After the Civil War Smalls used the money that the U.S. government awarded to him for the capture of the Planter to purchase the house in Beaufort that had belonged to his former owner. Not only did Smalls and his family reside there, but Smalls allowed Jane McKee, the widowed wife of his former owner, to live in the house until her death. Smalls later went into politics and served in the South Carolina House of Representatives and Senate and the U.S. House of Representatives. His most noteworthy political service came at the 1895 South Carolina constitutional convention, where the re-emerged white supremacists sought to undo the civil rights that had been established during Reconstruction. In an impassioned speech against the proposed South Carolina constitution, Smalls gave a stinging reproach to the ex-Confederates who were laying the foundation for Jim Crow when he stated, “I fought in seventeen battles to make glorious and perpetuate the flag that some of you trampled under your feet.” Although Smalls was unsuccessful in blocking passage of the new South Carolina constitution, it has been said that he showed as much courage in opposing that constitution as he did during his escape on the Planter.

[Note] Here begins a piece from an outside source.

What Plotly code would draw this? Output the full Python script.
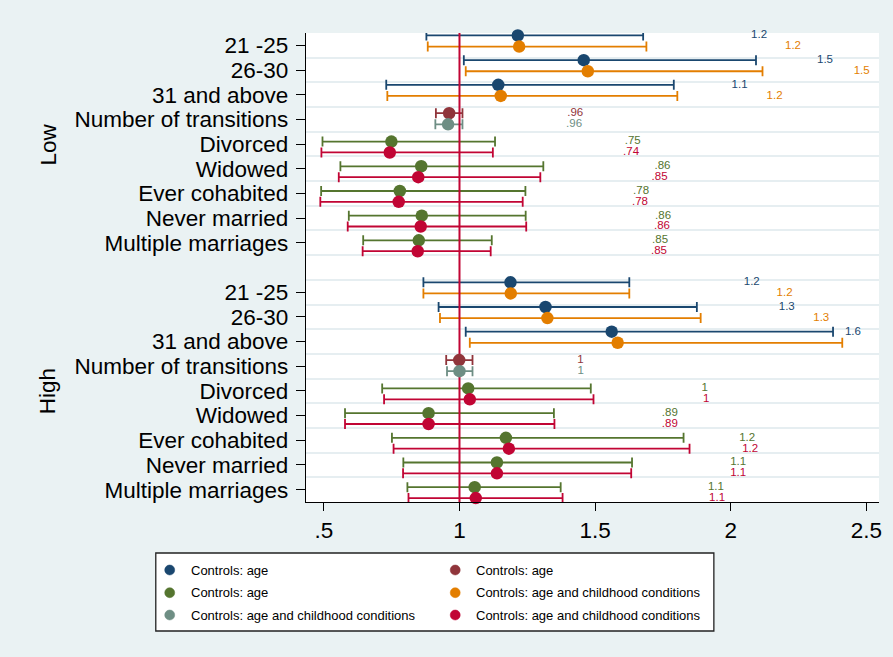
import plotly.graph_objects as go

# ---------------- data ----------------
groups = ["Low", "High"]
age_cats = ["21 -25", "26-30", "31 and above"]
trans_cats = ["Number of transitions"]
marital_cats = ["Divorced", "Widowed", "Ever cohabited", "Never married", "Multiple marriages"]

x_tickvals = [0.5, 1, 1.5, 2, 2.5]
x_ticktext = [".5", "1", "1.5", "2", "2.5"]

# values listed Low group first, then High group
blue_est = [1.215, 1.458, 1.143, 1.188, 1.317, 1.561]
blue_lo = [0.878, 1.016, 0.730, 0.867, 0.923, 1.023]
blue_hi = [1.677, 2.093, 1.790, 1.626, 1.875, 2.377]

orange_est = [1.220, 1.473, 1.152, 1.189, 1.324, 1.583]
orange_lo = [0.883, 1.023, 0.734, 0.867, 0.928, 1.038]
orange_hi = [1.689, 2.117, 1.803, 1.626, 1.889, 2.411]

darkred_est = [0.962, 0.999]
darkred_lo = [0.913, 0.951]
darkred_hi = [1.011, 1.048]

gray_est = [0.958, 1.000]
gray_lo = [0.911, 0.954]
gray_hi = [1.011, 1.048]

green_est = [0.749, 0.859, 0.780, 0.861, 0.850, 1.032, 0.886, 1.171, 1.138, 1.056]
green_lo = [0.495, 0.561, 0.490, 0.592, 0.645, 0.715, 0.578, 0.751, 0.793, 0.808]
green_hi = [1.131, 1.309, 1.243, 1.244, 1.119, 1.484, 1.348, 1.826, 1.636, 1.373]

red_est = [0.743, 0.848, 0.776, 0.857, 0.846, 1.038, 0.886, 1.182, 1.138, 1.060]
red_lo = [0.491, 0.555, 0.487, 0.588, 0.643, 0.722, 0.578, 0.757, 0.792, 0.812]
red_hi = [1.123, 1.298, 1.233, 1.246, 1.115, 1.494, 1.350, 1.848, 1.633, 1.380]

name_age = "Controls: age"
name_child = "Controls: age and childhood conditions"

# ---------------- styling ----------------
FONT = "Liberation Sans, Arial, sans-serif"
BG = "#EAF2F3"
GRID = "#E6EEF1"
C_BLUE = "#1A476F"
C_ORANGE = "#E37E00"
C_DARKRED = "#90353B"
C_GRAY = "#6E8E84"
C_GREEN = "#55752F"
C_RED = "#C10534"

all_cats = age_cats + trans_cats + marital_cats
n_per_group = len(all_cats)
row_step = n_per_group + 1  # one empty row between the groups

def rows_for(cats, gi):
    start = all_cats.index(cats[0])
    return [gi * row_step + start + k for k in range(len(cats))]

def stata_g(v):
    s = f"{v:.2g}"
    if s.startswith("0."):
        s = s[1:]
    return s

# (name, color, est, lo, hi, categories, y-offset in rows, label shift in x units)
series = [
    (name_age, C_BLUE, blue_est, blue_lo, blue_hi, age_cats, -0.40, 0.86),
    (name_child, C_ORANGE, orange_est, orange_lo, orange_hi, age_cats, 0.05, 0.98),
    (name_age, C_DARKRED, darkred_est, darkred_lo, darkred_hi, trans_cats, -0.25, 0.435),
    (name_child, C_GRAY, gray_est, gray_lo, gray_hi, trans_cats, 0.20, 0.435),
    (name_age, C_GREEN, green_est, green_lo, green_hi, marital_cats, -0.10, 0.86),
    (name_child, C_RED, red_est, red_lo, red_hi, marital_cats, 0.34, 0.86),
]

fig = go.Figure()

prepared = []
for name, color, est, lo, hi, cats, off, shift in series:
    ys = []
    for gi in range(len(groups)):
        ys += [r + off for r in rows_for(cats, gi)]
    prepared.append((name, color, est, lo, hi, ys, shift))

# confidence intervals
for name, color, est, lo, hi, ys, shift in prepared:
    fig.add_trace(go.Scatter(
        x=est, y=ys, mode="markers",
        marker=dict(size=1, color=color, opacity=0),
        error_x=dict(type="data", symmetric=False,
                     array=[h - e for h, e in zip(hi, est)],
                     arrayminus=[e - l for e, l in zip(est, lo)],
                     color=color, thickness=1.8, width=5),
        cliponaxis=False, showlegend=False, hoverinfo="skip"))

# reference line at 1
n_rows = row_step + n_per_group
fig.add_trace(go.Scatter(x=[1, 1], y=[-0.5, n_rows - 0.5], mode="lines",
                         line=dict(color=C_RED, width=2),
                         showlegend=False, hoverinfo="skip"))

# point estimates
for name, color, est, lo, hi, ys, shift in prepared:
    fig.add_trace(go.Scatter(x=est, y=ys, mode="markers", name=name,
                             marker=dict(size=12.5, color=color),
                             cliponaxis=False, showlegend=False))

# value labels
for name, color, est, lo, hi, ys, shift in prepared:
    fig.add_trace(go.Scatter(
        x=[e + shift for e in est], y=ys, mode="text",
        text=[stata_g(e) for e in est], textposition="middle right",
        textfont=dict(family=FONT, size=11.5, color=color),
        cliponaxis=False, showlegend=False, hoverinfo="skip"))

tickvals, ticktext = [], []
for gi in range(len(groups)):
    for k, c in enumerate(all_cats):
        tickvals.append(gi * row_step + k)
        ticktext.append(c)
half_rows = [r - 0.5 for r in range(n_rows + 1)]

W, H = 893, 657
ML, MR, MT, MB = 306, 11, 33, 155
PW, PH = W - ML - MR, H - MT - MB

def px2x(px):
    return (px - ML) / PW

def py2y(py):
    return (H - MB - py) / PH

fig.update_layout(
    width=W, height=H,
    margin=dict(l=ML, r=MR, t=MT, b=MB, pad=0),
    paper_bgcolor=BG, plot_bgcolor="white",
    font=dict(family=FONT, color="black"),
    showlegend=False,
    xaxis=dict(range=[0.4342, 2.5464], tickvals=x_tickvals, ticktext=x_ticktext,
               ticks="outside", ticklen=8, tickwidth=1.3, tickcolor="black",
               showline=True, linecolor="black", linewidth=1.3,
               showgrid=False, zeroline=False,
               tickfont=dict(size=22.5, family=FONT, color="black")),
    yaxis=dict(range=[n_rows - 0.5, -0.5], tickmode="array",
               tickvals=tickvals, ticktext=ticktext,
               ticks="outside", ticklen=9, tickwidth=1.3, tickcolor="black",
               showline=True, linecolor="black", linewidth=1.3,
               showgrid=False, zeroline=False, ticklabelstandoff=3,
               tickfont=dict(size=22.5, family=FONT, color="black"),
               minor=dict(tickmode="array", tickvals=half_rows, ticks="",
                          showgrid=True, gridcolor=GRID, gridwidth=1.8)),
)

# group labels
for gi, g in enumerate(groups):
    mid = gi * row_step + (n_per_group - 1) / 2
    fig.add_annotation(x=px2x(47), y=mid, xref="paper", yref="y",
                       text=g, textangle=-90, showarrow=False,
                       xanchor="center", yanchor="middle",
                       font=dict(size=22.5, family=FONT, color="black"))

# legend box (two columns, filled row by row)
fig.add_shape(type="rect", xref="paper", yref="paper",
              x0=px2x(155), x1=px2x(716), y0=py2y(631), y1=py2y(553),
              fillcolor="white", line=dict(color="#222222", width=1.3), layer="above")
legend_entries = [
    (name_age, C_BLUE), (name_age, C_DARKRED),
    (name_age, C_GREEN), (name_child, C_ORANGE),
    (name_child, C_GRAY), (name_child, C_RED),
]
col_marker_px = [169, 456]
col_text_px = [188, 474.5]
row_py = [570, 592.7, 615]
for i, (label, color) in enumerate(legend_entries):
    c, r = i % 2, i // 2
    fig.add_shape(type="circle", xref="paper", yref="paper",
                  xsizemode="pixel", ysizemode="pixel",
                  xanchor=px2x(col_marker_px[c]), yanchor=py2y(row_py[r]),
                  x0=-5, x1=5, y0=-5, y1=5,
                  fillcolor=color, line=dict(color=color, width=0.5), layer="above")
    fig.add_annotation(x=px2x(col_text_px[c]), y=py2y(row_py[r]),
                       xref="paper", yref="paper", text=label, showarrow=False,
                       xanchor="left", yanchor="middle",
                       font=dict(size=13, family=FONT, color="black"))

fig.write_html("out.html",
               config={"displayModeBar": False},
               post_script="document.body.style.margin='0px';"
                           "document.body.style.background='#EAF2F3';")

Robert Smalls died on February 22, 1915 in the house behind which he had been born into slavery, the house in which he had worked as a slave, which he came to own as a free man, and which now is on the National Register of Historic Places. Another legacy of Robert Smalls is the first U.S. Army ship named after an African-American. This ship was launched in 2004, and in light of the time that Smalls spent on a boat that was used to transport supplies in Charleston harbor, it is fitting that the U.S. Army vessel that bears Smalls’ name is used for transport of cargo and vehicles. Robert Smalls lived a life that allowed him to say with absolute conviction, “My race needs no special defense for the past history of them and this country. It proves them to be equal of any people anywhere.”
There are many inspirational stories in the Civil War, in fact probably more than are known, because in all likelihood some inspirational Civil War stories tragically were not recorded. Fortunately, the story of Robert Smalls was recorded, because his story is inspiring not only from the standpoint of slavery, but also from the perspective of a person taking matters into his own hands and doing whatever he can to reach his goal no matter the risk. Robert Smalls did not simply buy a ticket on his ship to freedom. Robert Smalls, both figuratively and literally, was the captain of the ship to his freedom. Good things come to those who wait? This is not an axiom to which Robert Smalls adhered. Robert Smalls lived by the axiom that God helps those who help themselves.